Convert Pytorch checkpoint to state_dict only

I have a model checkpoint saved as torch.save(model, 'model.pt'), which includes the model definition. How can I load the state dict only without requiring any of the source code for the model definition?

I want something like torch.load('model.pt', state_dict_only=True) or something like that. I know this doesn’t exist but is there a similar hack?

Basically I have a checkpoint but none of the original code used to save the model. So I want to work with the state dict only.

Does loading the checkpoint and then saying .state_dict work for you?
Like so:

No because I don’t have the original code. So the line

model_checkpoint = torch.load(‘model.pt’)

breaks

so in what shape do you have the checkpoint saved? if its a dictionary you can access by checkpoint[“state_dict”]

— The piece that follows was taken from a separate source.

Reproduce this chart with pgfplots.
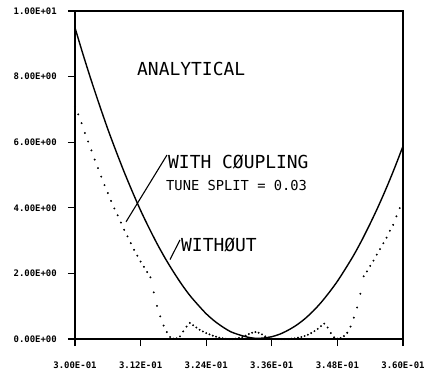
\documentclass[border=0pt]{standalone}
\usepackage{fontspec}
\setmonofont{DejaVu Sans Mono}
\usepackage{pgfplots}
\pgfplotsset{compat=1.18}
\begin{document}
\begin{tikzpicture}
\begin{axis}[
  scale only axis, width=328bp, height=328bp,
  at={(0,0)}, anchor=south west,
  xmin=0.30, xmax=0.36, ymin=0, ymax=10,
  xtick={0.300,0.312,0.324,0.336,0.348,0.360},
  xticklabels={3.00E-01,3.12E-01,3.24E-01,3.36E-01,3.48E-01,3.60E-01},
  ytick={0,2,4,6,8,10},
  yticklabels={0.00E+00,2.00E+00,4.00E+00,6.00E+00,8.00E+00,1.00E+01},
  scaled ticks=false,
  tick pos=left, tick align=outside, major tick length=7bp,
  tick style={line width=1.2bp, black},
  axis line style={line width=1.5bp},
  tick label style={font=\ttfamily\bfseries\fontsize{9}{10}\selectfont, inner sep=0pt},
  xticklabel style={anchor=north, yshift=-16bp},
  yticklabel style={anchor=east, xshift=-11bp},
  clip=false,
]
% WITH COUPLING (solid)
\addplot[black, line width=1.4bp, smooth] coordinates {
(0.3000,9.49) (0.3015,8.66) (0.3030,7.87) (0.3045,7.12) (0.3060,6.40)
(0.3075,5.73) (0.3090,5.09) (0.3105,4.49) (0.3120,3.92) (0.3135,3.40)
(0.3150,2.91) (0.3165,2.46) (0.3180,2.05) (0.3195,1.67) (0.3210,1.33)
(0.3225,1.04) (0.3240,0.77) (0.3255,0.55) (0.3270,0.37) (0.3285,0.22)
(0.3300,0.13) (0.3315,0.06) (0.3330,0.02) (0.3345,0.03) (0.3360,0.07)
(0.3375,0.15) (0.3390,0.27) (0.3405,0.42) (0.3420,0.61) (0.3435,0.84)
(0.3450,1.11) (0.3465,1.42) (0.3480,1.76) (0.3495,2.15) (0.3510,2.56)
(0.3525,3.02) (0.3540,3.52) (0.3555,4.05) (0.3570,4.62) (0.3585,5.23)
(0.3600,5.88)
};
% WITHOUT (dotted)
\addplot[only marks, mark=*, mark size=0.75bp, black] coordinates {
(0.3000,7.10) (0.3006,6.85) (0.3012,6.58) (0.3018,6.28) (0.3024,6.02)
(0.3030,5.75) (0.3036,5.47) (0.3042,5.21) (0.3048,4.95) (0.3054,4.69)
(0.3060,4.45) (0.3066,4.21) (0.3072,3.98) (0.3078,3.77) (0.3084,3.55)
(0.3090,3.33) (0.3096,3.13) (0.3102,2.92) (0.3108,2.72) (0.3114,2.54)
(0.3120,2.36) (0.3126,2.20) (0.3132,2.04) (0.3138,1.88) (0.3144,1.42)
(0.3150,1.01) (0.3156,0.69) (0.3162,0.41) (0.3168,0.21) (0.3174,0.06)
(0.3180,0.01) (0.3186,0.02) (0.3192,0.08) (0.3198,0.23) (0.3204,0.38)
(0.3210,0.49) (0.3216,0.42) (0.3222,0.35) (0.3228,0.28) (0.3234,0.23)
(0.3240,0.18) (0.3246,0.14) (0.3252,0.10) (0.3258,0.07) (0.3264,0.04)
(0.3270,0.02) (0.3276,0.01) (0.3282,0.00) (0.3288,0.00) (0.3294,0.01)
(0.3300,0.03) (0.3306,0.06) (0.3312,0.10) (0.3318,0.15) (0.3324,0.19)
(0.3330,0.21) (0.3336,0.19) (0.3342,0.14) (0.3348,0.08) (0.3354,0.04)
(0.3360,0.01) (0.3366,0.00) (0.3372,0.00) (0.3378,0.00) (0.3384,0.00)
(0.3390,0.00) (0.3396,0.01) (0.3402,0.02) (0.3408,0.04) (0.3414,0.06)
(0.3420,0.09) (0.3426,0.13) (0.3432,0.18) (0.3438,0.24) (0.3444,0.31)
(0.3450,0.39) (0.3456,0.47) (0.3462,0.35) (0.3468,0.18) (0.3474,0.05)
(0.3480,0.01) (0.3486,0.03) (0.3492,0.09) (0.3498,0.19) (0.3504,0.38)
(0.3510,0.65) (0.3516,0.96) (0.3522,1.38) (0.3528,1.91) (0.3534,2.06)
(0.3540,2.23) (0.3546,2.39) (0.3552,2.57) (0.3558,2.74) (0.3564,2.92)
(0.3570,3.09) (0.3576,3.30) (0.3582,3.48) (0.3588,3.74) (0.3594,3.99)
(0.3600,4.12)
};
% annotations
\node[anchor=west, inner sep=0pt, font=\ttfamily\fontsize{18}{20}\selectfont] at (axis cs:0.31134,8.23) {ANALYTICAL};
\node[anchor=west, inner sep=0pt, font=\ttfamily\fontsize{18}{20}\selectfont] at (axis cs:0.31701,5.40) {WITH CØUPLING};
\node[anchor=west, inner sep=0pt, font=\ttfamily\fontsize{13.8}{16}\selectfont] at (axis cs:0.31665,4.67) {TUNE SPLIT = 0.03};
\node[anchor=west, inner sep=0pt, font=\ttfamily\fontsize{18}{20}\selectfont] at (axis cs:0.31939,2.87) {WITHØUT};
\draw[line width=1.1bp] (axis cs:0.30933,3.57) -- (axis cs:0.31683,5.61);
\draw[line width=1.1bp] (axis cs:0.31738,2.42) -- (axis cs:0.3192,3.02);
\end{axis}
\pgfresetboundingbox
\path[use as bounding box] (-75bp,-37bp) rectangle (358bp,339bp);
\end{tikzpicture}
\end{document}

From my experience, the state_dict alone is not usable without the model implementation class.
Can you either implement the model class or find a repository with the implementation and try the ff:

loaded_state_dict = torch.load('model.pt')['state_dict']
model.load_state_dict(loaded_state_dict)

Reply in case you run into state_dict key errors, etc…

Hi @Peter_Featherstone,

@toufiq is correct that you can only load a model if you have access to its original source code. All the state_dict object does is save the weights and buffers of an nn.Module to a dict, and when you load the state_dict object, it just matches the keys of the dict to your existing nn.Module.

Thank you all. Yes I understand the subtleties. Basically I have a pytorch model file I got from somewhere but i don’t have the code. I can reverse engineer the model but it won’t have exactly the same code. If i just had the state dict, i could figure out how to load the weights. But I just need pytorch to load the state dict without complaining it can’t find the the code. I’m tempted to hack the .pt file by unzipping it and manually extracting the state dict.

Can you explain what you mean by this? If you have an nn.Module with the same key structure, PyTorch shouldn’t complain, I think.